Comme il s’agit d’un chapelet d’îles isolées sur le plan géographique, les aliments coûtent très cher en raison des coûts de transport.

Par exemple, un carton de deux litres de jus d’orange coûte 7,59 $.

La plupart des gens vivent de la chasse et de la pêche.

La pauvreté et la pénurie d’emplois sont des problèmes bien réels.

En obligeant le chef d’une famille monoparentale — ou même d’une famille ayant deux parents, si elle vit dans la pauvreté — à payer une suramende, on plongera cette famille dans la faim et dans une situation encore plus terrible.

Ce projet de loi entraînera de nombreux problèmes et de multiples coûts pour les personnes et les familles autochtones, pauvres et vulnérables.

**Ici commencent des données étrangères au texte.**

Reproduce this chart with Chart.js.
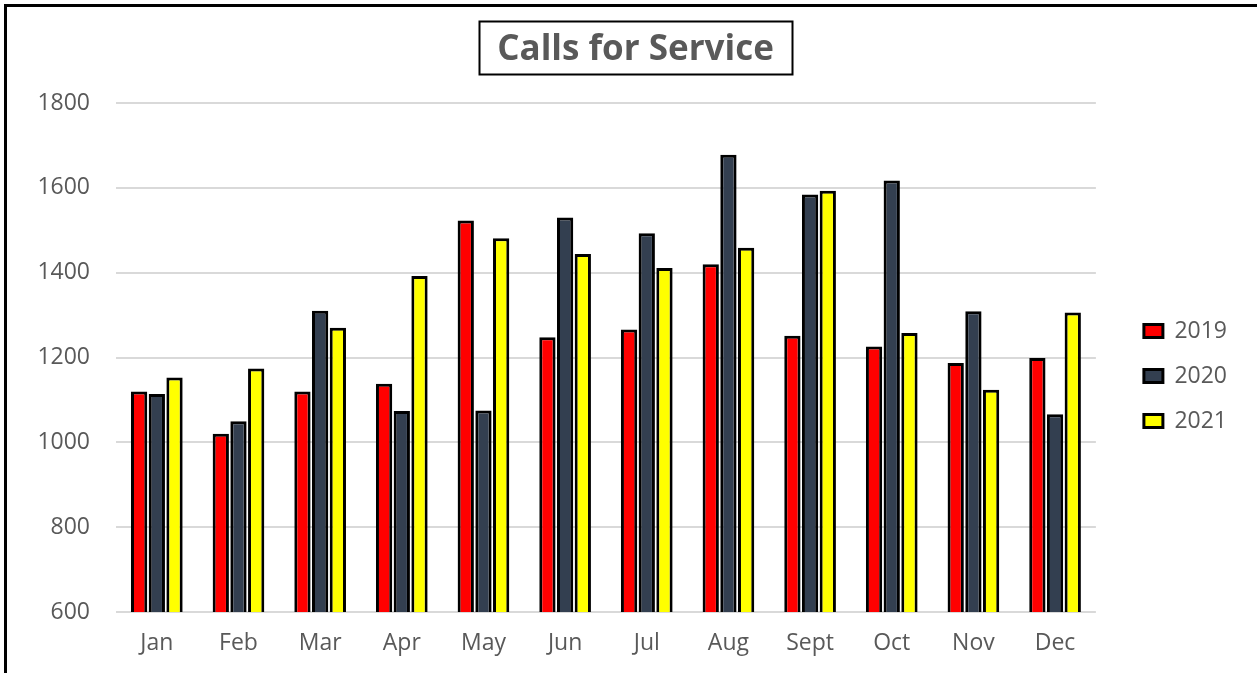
<!DOCTYPE html>
<html>
<head>
<meta charset="utf-8">
<script src="https://cdn.jsdelivr.net/npm/chart.js@4"></script>
<style>
  body { margin: 0; background: #fff; overflow: hidden; }
  .chart-box { position: absolute; left: 0; top: 0; width: 1257px; height: 673px; }
  .frame { position: absolute; left: 4px; top: 4px; width: 1400px; height: 800px; border: 3px solid #000; pointer-events: none; }
</style>
</head>
<body>
<div class="chart-box"><canvas id="callsChart"></canvas></div>
<div class="frame"></div>
<script>
const months = ['Jan', 'Feb', 'Mar', 'Apr', 'May', 'Jun', 'Jul', 'Aug', 'Sept', 'Oct', 'Nov', 'Dec'];
const calls2019 = [1120, 1020, 1120, 1138, 1523, 1248, 1266, 1420, 1251, 1226, 1187, 1199];
const calls2020 = [1114, 1050, 1310, 1074, 1075, 1530, 1493, 1678, 1584, 1617, 1309, 1066];
const calls2021 = [1153, 1174, 1270, 1392, 1481, 1444, 1411, 1459, 1593, 1258, 1124, 1306];
const yTicks = [600, 800, 1000, 1200, 1400, 1600, 1800];

const grey = '#595959';
const fontName = "'Open Sans', sans-serif";
const titleFont = 'bold 35px ' + fontName;

// draws the thin black box round the title text
const titleBox = {
    id: 'titleBox',
    afterDraw(chart) {
        const t = chart.titleBlock;
        const ctx = chart.ctx;
        ctx.save();
        ctx.font = titleFont;
        const w = ctx.measureText(t.options.text).width;
        const cx = (t.left + t.right) / 2;
        ctx.lineWidth = 2;
        ctx.strokeStyle = '#000';
        ctx.strokeRect(Math.round(cx - w / 2 - 18) + 0.5, 21.5, Math.round(w + 36), 53);
        ctx.restore();
    }
};

new Chart(document.getElementById('callsChart'), {
    type: 'bar',
    data: {
        labels: months,
        datasets: [{
            label: '2019',
            data: calls2019,
            backgroundColor: '#FF0000',
            borderColor: '#000',
            borderWidth: 3,
            borderSkipped: false
        }, {
            label: '2020',
            data: calls2020,
            backgroundColor: '#333F50',
            borderColor: '#000',
            borderWidth: 3,
            borderSkipped: false
        }, {
            label: '2021',
            data: calls2021,
            backgroundColor: '#FFFF00',
            borderColor: '#000',
            borderWidth: 3,
            borderSkipped: false
        }]
    },
    options: {
        responsive: true,
        maintainAspectRatio: false,
        animation: false,
        devicePixelRatio: 1,
        categoryPercentage: 0.65,
        barPercentage: 0.92,
        layout: {
            padding: { left: 34, right: 20, top: 0, bottom: 0 }
        },
        scales: {
            x: {
                grid: { display: false },
                border: { display: false },
                ticks: { color: grey, font: { family: fontName, size: 23 }, padding: 10 },
                afterFit(scale) { scale.height = 61; }
            },
            y: {
                min: 600,
                max: 1800,
                afterBuildTicks(scale) { scale.ticks = yTicks.map(v => ({ value: v })); },
                grid: { color: '#D9D9D9', lineWidth: 2, drawTicks: false },
                border: { display: false },
                ticks: {
                    color: grey,
                    font: { family: fontName, size: 23 },
                    padding: 26,
                    callback: v => String(v)
                },
                afterFit(scale) { scale.width = 82; }
            },
            // empty spacer so the legend sits away from the plot
            gap: {
                type: 'linear',
                position: 'right',
                grid: { display: false },
                border: { display: false },
                ticks: { display: false },
                afterFit(scale) { scale.width = 26; }
            }
        },
        plugins: {
            title: {
                display: true,
                text: 'Calls for Service',
                color: grey,
                font: { family: fontName, size: 35, weight: 'bold' },
                padding: { top: 29, bottom: 32 }
            },
            legend: {
                position: 'right',
                fullSize: false,
                title: { display: true, text: ' ', font: { size: 16, lineHeight: 1 }, padding: { top: 21, bottom: 0 } },
                labels: {
                    color: grey,
                    font: { family: fontName, size: 23 },
                    boxWidth: 19,
                    boxHeight: 13,
                    padding: 22
                }
            },
            tooltip: { enabled: false }
        }
    },
    plugins: [titleBox]
});
</script>
</body>
</html>
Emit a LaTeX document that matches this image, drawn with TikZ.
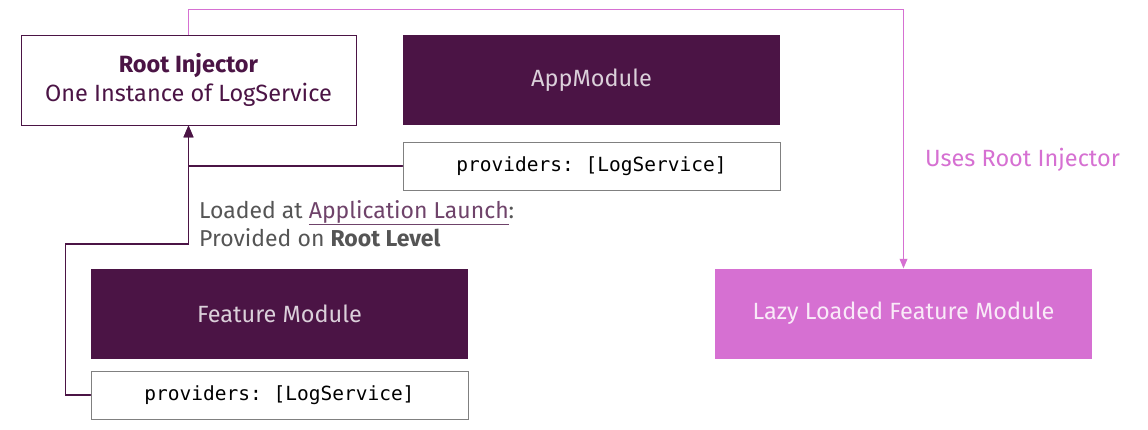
\documentclass[tikz,border=0pt]{standalone}
\usepackage{fontspec}
\setmainfont{Fira Sans}
\setmonofont{DejaVu Sans Mono}
\usetikzlibrary{arrows}

\definecolor{plum}{HTML}{4B1445}
\definecolor{orchid}{HTML}{D670D2}
\definecolor{txtgray}{HTML}{555555}

\tikzset{
  module/.style={fill=plum,text=plum!20!white,inner sep=0pt,
    minimum width=377pt,minimum height=90pt,font=\fontsize{23.5}{26}\selectfont},
  provbox/.style={draw=gray,line width=1pt,fill=white,inner sep=0pt,
    minimum width=377pt,minimum height=48pt,font=\ttfamily\fontsize{19.5}{22}\selectfont},
  wire/.style={plum,line width=1.8pt},
  lazywire/.style={orchid,line width=1.2pt}
}

\begin{document}
\begin{tikzpicture}[x=1pt,y=1pt,line cap=round]
  \useasboundingbox[fill=white] (0,0) rectangle (1148,-429);

  \node[draw=plum,line width=1pt,inner sep=0pt,minimum width=335pt,minimum height=90pt,
    align=center,text=plum,font=\fontsize{23.5}{29}\selectfont]
    (root) at (188.5,-80) {\textbf{Root Injector}\\One Instance of LogService};
  \node[module] (app) at (591.5,-80) {AppModule};
  \node[provbox] (approv) at (591.5,-166) {providers: [LogService]};

  \node[module] (feat) at (279.5,-313.5) {Feature Module};
  \node[provbox] (featprov) at (279.5,-395) {providers: [LogService]};

  \node[module,fill=orchid,text=orchid!15!white] (lazy) at (903.5,-313.5)
    {Lazy Loaded Feature Module};

  \node[anchor=north west,align=left,text=txtgray,inner sep=0pt,
    font=\fontsize{23}{28}\selectfont] (loaded) at (199,-200)
    {Loaded at \textcolor{plum!80!white}{\underline{Application Launch}}:\\
     Provided on \textbf{Root Level}};
  \node[anchor=west,text=orchid,inner sep=0pt,font=\fontsize{23.5}{26}\selectfont]
    (uses) at (925,-160) {Uses Root Injector};

  % wiring
  \coordinate (bend) at (188.5,-244);
  \draw[wire,-{triangle 45}] (approv.west) -| (root.south);
  \draw[wire,-{triangle 45}] (featprov.west) -- ++(-25,0) |- (bend) -- (root.south);
  \draw[lazywire,-{triangle 45}] (root.north) -- ++(0,25) -| (lazy.north);
\end{tikzpicture}
\end{document}
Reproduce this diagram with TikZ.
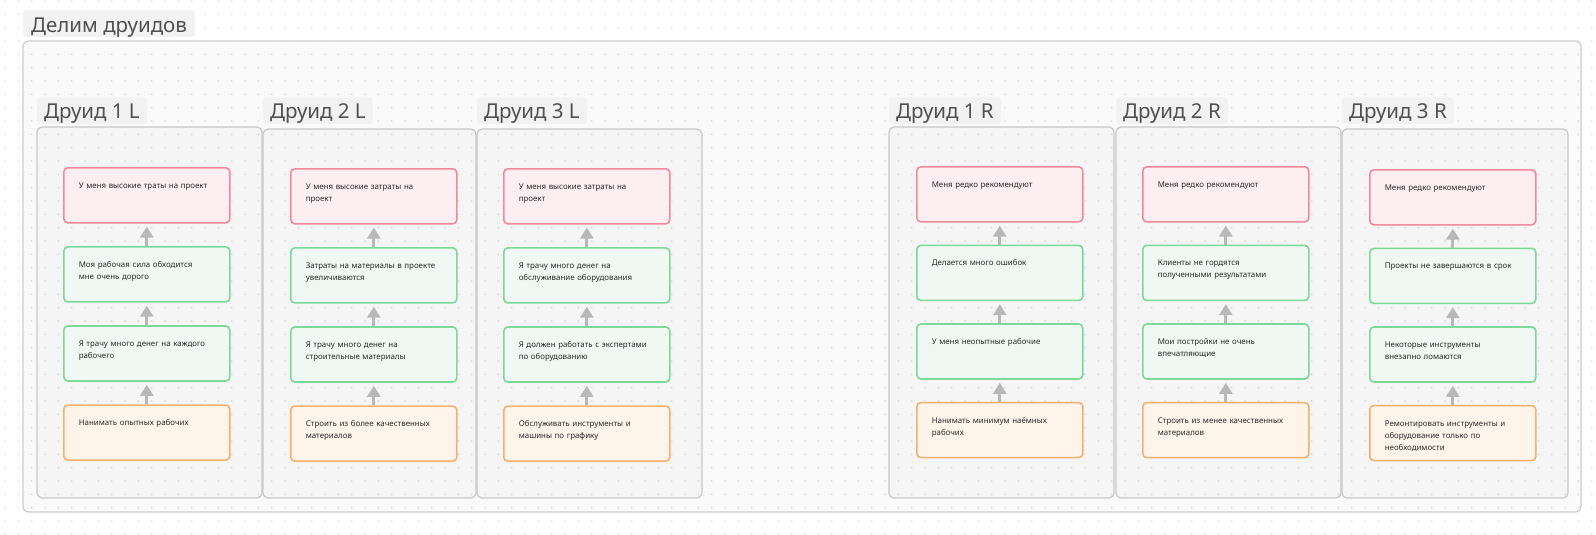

Il va causer des torts extrêmement graves et il est injuste.

Il faudra choisir entre des denrées alimentaires ou une amende, une paire de bottes pour un enfant ou une amende, et ainsi de suite. Une somme de 100 $ ne signifie peut-être pas grand-chose pour certains Canadiens ou les législateurs, mais c’est un montant énorme pour une personne pauvre ou un parent autochtone qui vit dans l’archipel Haida Gwaii.

Honorables sénateurs, l’objectif du projet de loi C-37 n’est pas de rendre justice. Il vise à distribuer de façon arbitraire des sanctions disproportionnées. L’équité et l’uniformité ne sont pas des concepts interchangeables. Si nous adoptons ce projet de loi, nous repoussons les notions de compassion, de proportionnalité, de justice réparatrice, de bon sens et d’équité.

Ce projet de loi est vraiment mauvais et je demande aux sénateurs de s’y opposer.

Son Honneur le Président : Les sénateurs sont-ils prêts à se prononcer?

Des voix : Le vote!

Son Honneur le Président : L’honorable sénateur Boisvenu, avec l’appui de l’honorable sénateur Meredith, propose que le projet de loi C-37, Loi modifiant le Code criminel, soit lu pour la troisième fois.

Vous plaît-il, honorables sénateurs, d’adopter la motion?

Des voix : D’accord.

Des voix : Avec dissidence.

(La motion est adoptée avec dissidence et le projet de loi est lu pour la troisième fois.)